Si sa relation amicale avec Marguerite Duras est évoquée (ainsi que l’incarnation stupéfiante qu’elle fit de cette dernière dans le film Cet amour-là, de Josée Dayan, en 2002), il n’est pas raconté à quel point cette femme intelligente et cultivée, à qui son père interdisait de lire, avait une passion pour la littérature et les auteurs.

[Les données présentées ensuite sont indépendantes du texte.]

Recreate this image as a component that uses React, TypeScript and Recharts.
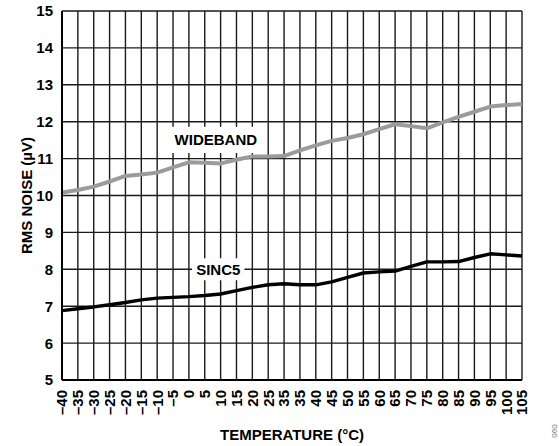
import { LineChart, Line, XAxis, YAxis, CartesianGrid, ReferenceArea } from "recharts";

const temps = [-40, -35, -30, -25, -20, -15, -10, -5, 0, 5, 10, 15, 20, 25, 30, 35, 40, 45, 50, 55, 60, 65, 70, 75, 80, 85, 90, 95, 100, 105];
// tick labels as printed (note the repeated 35)
const xTickLabels = ["\u201340", "\u201335", "\u201330", "\u201325", "\u201320", "\u201315", "\u201310", "\u20135", "0", "5", "10", "15", "20", "25", "35", "35", "40", "45", "50", "55", "60", "65", "70", "75", "80", "85", "90", "95", "100", "105"];
const wideband = [10.08, 10.15, 10.24, 10.38, 10.53, 10.57, 10.62, 10.76, 10.9, 10.89, 10.87, 10.97, 11.06, 11.06, 11.07, 11.22, 11.36, 11.48, 11.56, 11.66, 11.8, 11.93, 11.88, 11.82, 11.98, 12.13, 12.27, 12.41, 12.45, 12.48];
const sinc5 = [6.88, 6.93, 6.98, 7.04, 7.1, 7.17, 7.22, 7.24, 7.26, 7.29, 7.33, 7.42, 7.51, 7.58, 7.61, 7.58, 7.58, 7.66, 7.78, 7.9, 7.93, 7.95, 8.08, 8.2, 8.2, 8.21, 8.32, 8.42, 8.39, 8.36];
const yTicks = [5, 6, 7, 8, 9, 10, 11, 12, 13, 14, 15];

const data = temps.map((t, i) => ({ t, wideband: wideband[i], sinc5: sinc5[i] }));

const FONT = '"Liberation Sans", Arial, sans-serif';

function XTick(props: any) {
    const { x, payload } = props;
    const label = xTickLabels[temps.indexOf(payload.value)];
    return (
        <text x={x} y={390} transform={`rotate(-90 ${x} 390)`} textAnchor="end" dy="0.36em"
            fontSize={15} fontWeight="bold" fontFamily={FONT} fill="#000">
            {label}
        </text>
    );
}

function YTick(props: any) {
    const { y, payload } = props;
    return (
        <text x={53} y={y} dy="0.36em" textAnchor="end" fontSize={15} fontWeight="bold" fontFamily={FONT} fill="#000">
            {payload.value}
        </text>
    );
}

export default function App() {
    return (
        <div style={{ position: "absolute", left: 0, top: 0, width: 559, height: 446, background: "#fff", fontFamily: FONT }}>
            <LineChart width={559} height={446} data={data} margin={{ top: 11, right: 37, bottom: 26, left: 8 }}>
                <CartesianGrid stroke="#1a1a1a" strokeWidth={1.4} />
                <ReferenceArea x1={-6} x2={23} y1={11.15} y2={11.86} fill="#fff" fillOpacity={1} stroke="none"
                    label={{ value: "WIDEBAND", position: "center", fontSize: 15, fontWeight: "bold", fill: "#000", fontFamily: FONT }} />
                <ReferenceArea x1={1} x2={17.5} y1={7.7} y2={8.3} fill="#fff" fillOpacity={1} stroke="none"
                    label={{ value: "SINC5", position: "center", fontSize: 15, fontWeight: "bold", fill: "#000", fontFamily: FONT }} />
                <XAxis dataKey="t" type="number" domain={[-40, 105]} ticks={temps} interval={0} height={40}
                    tick={<XTick />} tickLine={false} axisLine={{ stroke: "#000", strokeWidth: 2 }} />
                <YAxis type="number" domain={[5, 15]} ticks={yTicks} interval={0} width={54}
                    tick={<YTick />} tickLine={false} axisLine={{ stroke: "#000", strokeWidth: 2 }} />
                <Line type="linear" dataKey="wideband" stroke="#9b9b9b" strokeWidth={4} dot={false} strokeLinejoin="round" isAnimationActive={false} />
                <Line type="linear" dataKey="sinc5" stroke="#000" strokeWidth={3.4} dot={false} strokeLinejoin="round" isAnimationActive={false} />
            </LineChart>
            <svg width={559} height={446} style={{ position: "absolute", left: 0, top: 0, pointerEvents: "none" }}>
                <text x={32} y={195.5} transform="rotate(-90 32 195.5)" textAnchor="middle" fontSize={15} fontWeight="bold" fontFamily={FONT} fill="#000">
                    RMS NOISE (µV)
                </text>
                <text x={292} y={440} textAnchor="middle" fontSize={15} fontWeight="bold" fontFamily={FONT} fill="#000">
                    TEMPERATURE (°C)
                </text>
                <text x={554} y={431} transform="rotate(-90 554 431)" textAnchor="middle" dy="0.36em" fontSize={8} fontFamily={FONT} fill="#777">
                    060
                </text>
            </svg>
        </div>
    );
}
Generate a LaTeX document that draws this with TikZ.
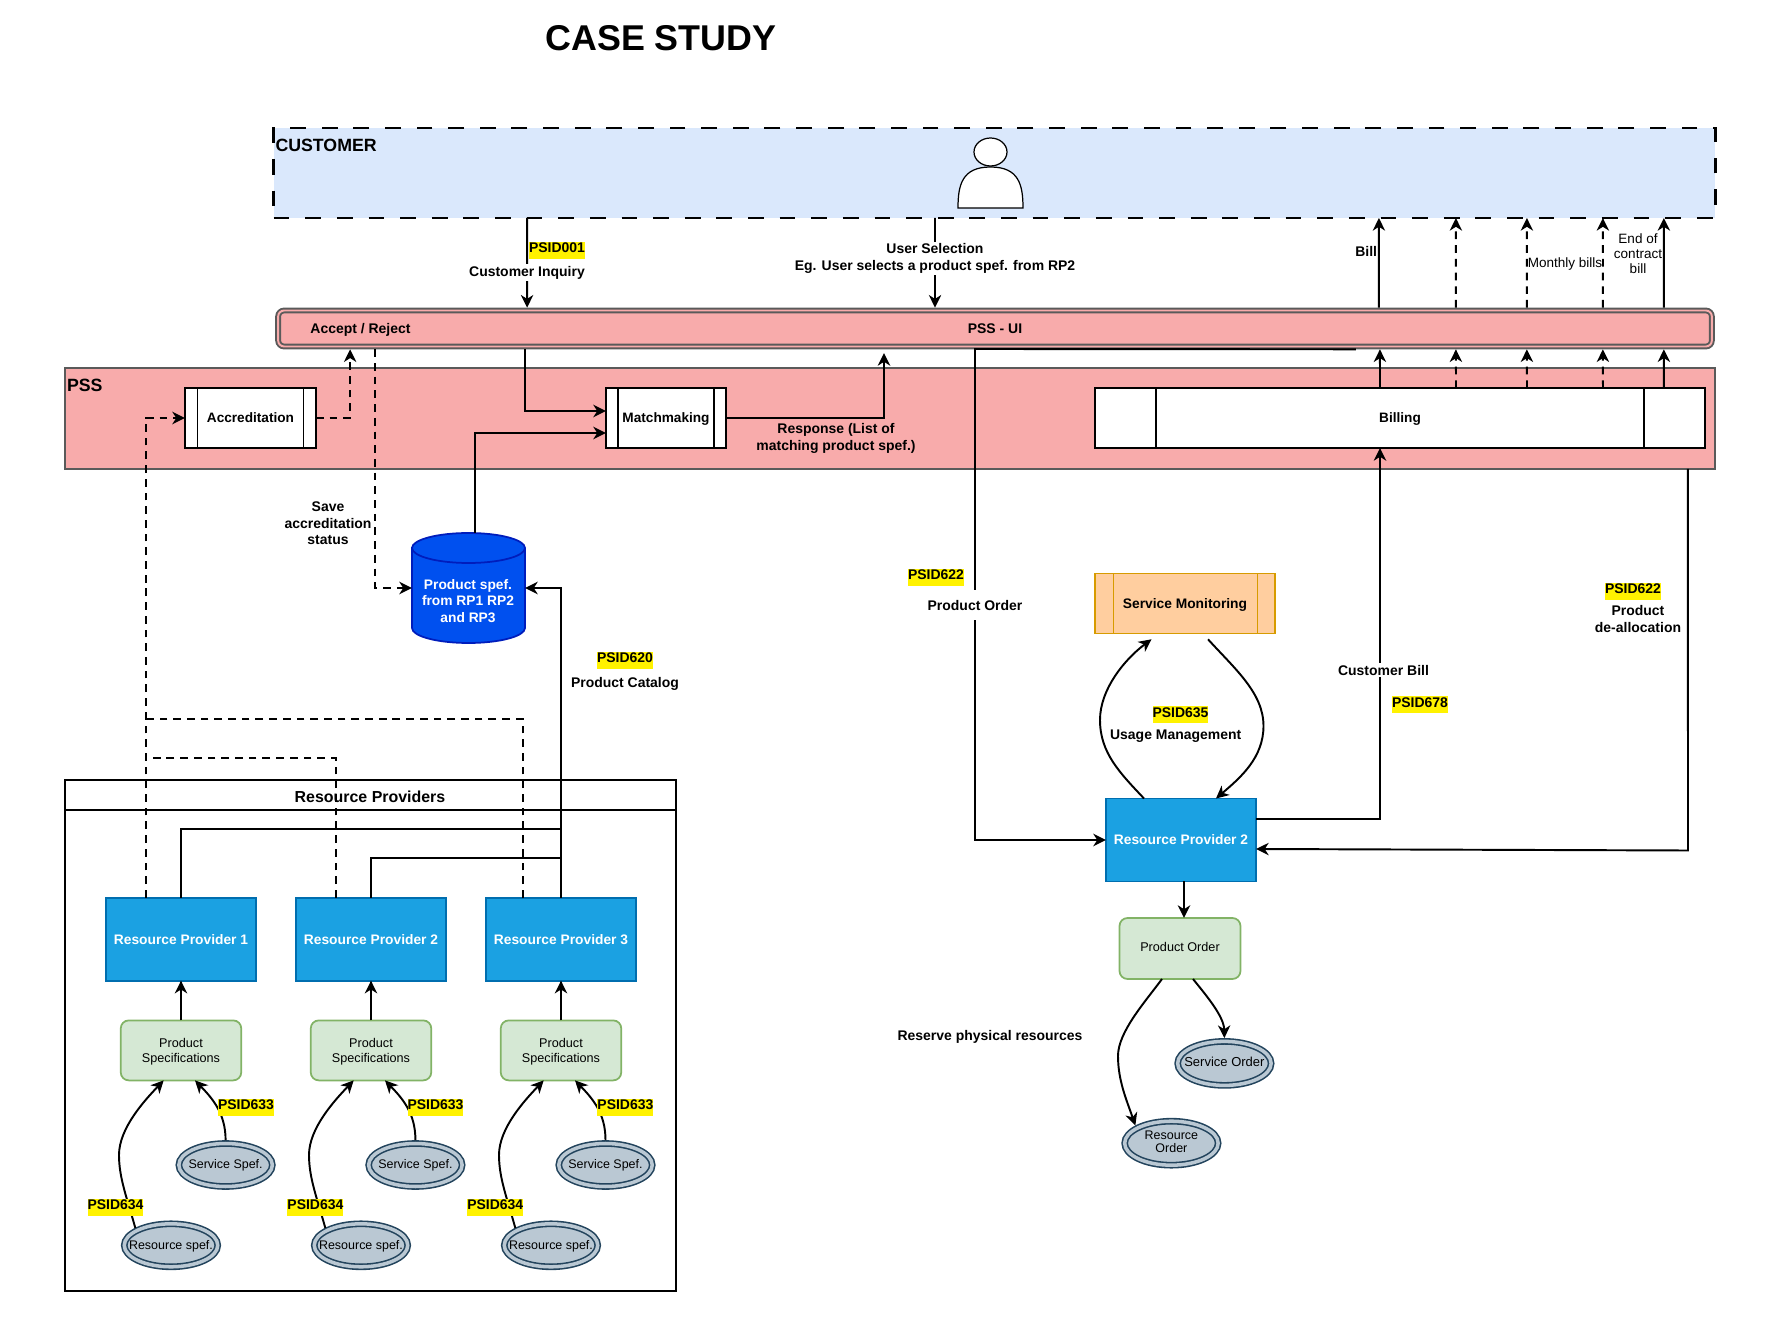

Jeanne Moreau dans un amour de sorcière en 1997 / StudioCanal / Dominique Le Strat

Une séquence moins longue à propos de sa relation avec le couturier « notoirement homosexuel » Pierre Cardin aurait peut-être permis de rappeler que Jeanne Moreau fut très liée à Paul Léautaud, André Gide, Jean Genet, Blaise Cendrars, Tennessee Williams et Henry Miller. Le film n’évoque pas non plus la fin de vie pénible de l’actrice. Jusqu’à un âge avancé, elle parut fréquemment sur les plateaux de télévision, son visage affichant crânement les signes de l’âge. Et puis on ne la vit plus du tout. Puis elle mourut, très affaiblie et « se sentant abandonnée », ainsi qu’en témoignera Jean-Pierre Mocky, le 31 juillet 2017.

Ce dévidage des épisodes d’une vie finit par ressembler à une fiche Wikipedia, très lacunaire, abondamment illustrée de documents d’archives. Une tendance à la facilité qu’on voit de plus en plus hélas ! – et pas seulement dans le domaine du documentaire – sur une chaîne dont l’exigence présumée baisse trop souvent la garde.

Jeanne Moreau, l’affranchie, écrit et réalisé par Virginie Linhardt (Fr., 2017, 54 min).